Who's Afraid of Virginia Woolf?

Wednesday 14 October 2015
reading time: min, words
We got down to Lace Market Theatre to find out what battlelines are drawn in the drawing room
Who's Afraid of Virginia Woolf?

 

A play that lets you out at 10:40 after a 7:30 start is one for those who like their theatre long. This is the case for the Lace Market Theatre's latest production of Who's Afraid of Virginia Woolf, Edward Albee’s domestic slug fest clocking in at around three and a quarter hours, but the pay-off of a deft final act is well worth it. 

First staged in 1962, this is Albee in full Eugene O’Neill mode - a long night's journey into dawn - with middle-aged Associate Professor George and his wife Martha - coincidentally the daughter of the university's president, George's boss - return from a cocktail party with new lecturer Nick and his wife Honey. This is no forum for small talk but the portrait of a strained and desperate marriage fuelled by copious amounts of alcohol. George and Martha's relationship is one in need of both a defibrillator and a liver transplant. 

As they air their grievances over yet another bourbon or gin, their past - both real and make believe - is charged at the other, weaponised and cruel, with Nick and Honey unwillingly entangled into the drama. To Martha, George is a failure worthy of only her disdain and disappointment and to him she is callous and controlling. In front of their guests, engage in a joust of malapropisms and pedantry, getting a perverse excitement from such a public mauling of one another. Behind their malice and peevish games there is however a desperate secret which only comes clear as the play reaches its dénouement. 
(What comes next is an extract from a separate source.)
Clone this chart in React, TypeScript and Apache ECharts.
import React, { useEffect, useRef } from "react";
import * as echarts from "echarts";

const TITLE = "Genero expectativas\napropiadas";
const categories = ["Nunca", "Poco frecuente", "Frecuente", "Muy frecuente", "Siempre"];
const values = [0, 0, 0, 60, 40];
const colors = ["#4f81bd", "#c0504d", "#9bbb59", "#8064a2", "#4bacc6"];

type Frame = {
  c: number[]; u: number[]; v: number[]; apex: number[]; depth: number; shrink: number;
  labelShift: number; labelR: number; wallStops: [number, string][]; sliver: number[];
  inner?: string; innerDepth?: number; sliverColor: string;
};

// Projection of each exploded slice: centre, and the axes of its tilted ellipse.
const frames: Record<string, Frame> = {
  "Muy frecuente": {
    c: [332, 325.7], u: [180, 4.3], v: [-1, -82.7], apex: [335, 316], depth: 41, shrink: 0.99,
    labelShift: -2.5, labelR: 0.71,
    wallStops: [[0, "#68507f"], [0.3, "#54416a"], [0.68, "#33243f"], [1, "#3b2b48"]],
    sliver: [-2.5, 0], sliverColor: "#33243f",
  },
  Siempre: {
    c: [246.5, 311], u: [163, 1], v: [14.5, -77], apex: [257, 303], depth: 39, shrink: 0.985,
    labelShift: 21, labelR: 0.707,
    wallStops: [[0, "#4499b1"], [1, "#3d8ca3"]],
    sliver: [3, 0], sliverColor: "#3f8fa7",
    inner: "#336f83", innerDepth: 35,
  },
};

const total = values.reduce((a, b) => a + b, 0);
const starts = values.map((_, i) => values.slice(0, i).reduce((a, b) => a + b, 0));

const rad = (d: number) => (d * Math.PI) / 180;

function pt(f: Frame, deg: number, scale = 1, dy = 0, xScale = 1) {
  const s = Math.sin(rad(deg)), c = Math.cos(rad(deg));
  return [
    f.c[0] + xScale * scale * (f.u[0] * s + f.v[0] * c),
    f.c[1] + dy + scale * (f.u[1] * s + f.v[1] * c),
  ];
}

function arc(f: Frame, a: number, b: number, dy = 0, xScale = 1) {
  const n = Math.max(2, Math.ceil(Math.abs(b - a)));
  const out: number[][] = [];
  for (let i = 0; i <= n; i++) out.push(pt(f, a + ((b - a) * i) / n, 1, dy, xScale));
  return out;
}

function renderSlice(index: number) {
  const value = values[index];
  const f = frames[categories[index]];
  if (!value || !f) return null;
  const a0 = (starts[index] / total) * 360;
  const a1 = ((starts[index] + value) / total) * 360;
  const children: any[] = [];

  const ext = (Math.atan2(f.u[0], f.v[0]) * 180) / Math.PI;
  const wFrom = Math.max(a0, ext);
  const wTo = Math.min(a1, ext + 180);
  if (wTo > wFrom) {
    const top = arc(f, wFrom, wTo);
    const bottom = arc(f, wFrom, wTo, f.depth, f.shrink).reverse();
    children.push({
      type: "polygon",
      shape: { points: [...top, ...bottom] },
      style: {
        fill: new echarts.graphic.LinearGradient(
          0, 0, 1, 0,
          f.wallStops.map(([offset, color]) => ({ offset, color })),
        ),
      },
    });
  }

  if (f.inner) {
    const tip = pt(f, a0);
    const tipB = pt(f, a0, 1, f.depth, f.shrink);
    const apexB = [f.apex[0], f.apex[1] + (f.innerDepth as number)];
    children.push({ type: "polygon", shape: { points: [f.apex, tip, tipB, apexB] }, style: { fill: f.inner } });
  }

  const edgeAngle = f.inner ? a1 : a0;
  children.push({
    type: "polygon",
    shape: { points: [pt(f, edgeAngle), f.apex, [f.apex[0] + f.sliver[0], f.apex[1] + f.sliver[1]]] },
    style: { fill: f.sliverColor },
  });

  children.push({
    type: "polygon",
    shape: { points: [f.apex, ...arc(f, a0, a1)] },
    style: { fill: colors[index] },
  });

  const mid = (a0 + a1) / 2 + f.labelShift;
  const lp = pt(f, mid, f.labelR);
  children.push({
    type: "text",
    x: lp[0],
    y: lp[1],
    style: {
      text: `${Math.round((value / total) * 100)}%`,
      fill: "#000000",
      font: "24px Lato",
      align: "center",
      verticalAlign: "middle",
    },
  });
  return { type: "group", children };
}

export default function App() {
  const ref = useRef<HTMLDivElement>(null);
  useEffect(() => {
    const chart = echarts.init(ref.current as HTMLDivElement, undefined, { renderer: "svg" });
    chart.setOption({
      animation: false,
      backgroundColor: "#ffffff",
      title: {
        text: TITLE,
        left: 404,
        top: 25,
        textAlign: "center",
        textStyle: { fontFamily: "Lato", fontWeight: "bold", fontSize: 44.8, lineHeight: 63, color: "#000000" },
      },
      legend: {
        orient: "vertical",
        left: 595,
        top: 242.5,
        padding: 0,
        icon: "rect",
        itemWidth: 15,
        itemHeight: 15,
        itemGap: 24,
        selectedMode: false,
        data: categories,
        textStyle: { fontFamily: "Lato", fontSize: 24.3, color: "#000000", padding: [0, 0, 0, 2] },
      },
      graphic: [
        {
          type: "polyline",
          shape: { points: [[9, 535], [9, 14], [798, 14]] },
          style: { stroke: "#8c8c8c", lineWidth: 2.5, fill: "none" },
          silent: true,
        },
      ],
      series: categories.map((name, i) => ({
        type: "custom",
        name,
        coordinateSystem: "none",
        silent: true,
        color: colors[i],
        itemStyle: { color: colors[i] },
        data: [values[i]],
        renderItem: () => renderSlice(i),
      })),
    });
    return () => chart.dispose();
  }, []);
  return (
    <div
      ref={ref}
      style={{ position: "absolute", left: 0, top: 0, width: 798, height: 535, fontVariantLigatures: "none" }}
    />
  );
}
Who's Afraid of Virginia Woolf?

In their sparring across the tilt-yard of their living room, Malcolm Todd as George and Sally Brown as Martha are well cast and although moments of their rancour lacked an extra level of vicious needle, they do show that beyond the feuding, there is a pin-prick of light and warmth shining through. Todd's performance was at its best in the verbal tennis he plays out with Matthew Tomason's Nick, and Lucy Wakefield's Honey brings a frailty to the role which cracks open as the play moves on apace.

Nick and Honey can feel like a second on-stage audiences when George and Martha are in their pomp - but both characters have their own chance to shine, especially Tomason in his post-Mrs Robinson moment malfunction with Martha. Overall the performance lacked a bit of zip in the dialogue but the performance, with such a long script, had few moments which dragged. Directed and designed by Max Bromley, this is a strong show, if slightly diminished by some curious overhead stage light fittings which added little to the performance - often blocking the action and creating an uneven lighting cover. In a commendably neat minimalist set, these were an idea too far. Whilst I know it's unfair, it's impossible not to compare any production of the play to the cultural icon that is Mike Nichols' Richard Burton and Elizabeth Taylor film version - for which the latter won her second Best Actress Oscar. This production goes its own way, however, and is the stronger for it.

It's the punishing final act of the three which is the strongest. Honey, in her broken state, finds in a moment of clarity that she is a Martha waiting to happen, whilst the fighting between the older couple comes to a violent crescendo. As the young ones shuffle off into the dawn light, there is such a pay-off - confirming both Albee's skill as a dramatist and Brown's emotional depths as a performer. The show is a slog - filled with the bitterness of empty nests and empty lives - but after watching these three hours of uncivil war, you leave feeling bruised and empowered, realising that, as Leonard Cohen would put it, "there is a crack in everything - That's how the light gets in." 

It's another strong showing from the Lace Market Theatre, who continue to be the strongest amateur set-up in town, and their endeavours to regularly pick challenging modern scripts for their shows is well worth supporting.

Who's Afraid of Virginia Woolf? is at the Lace Market Theatre until Saturday 17 October 2015.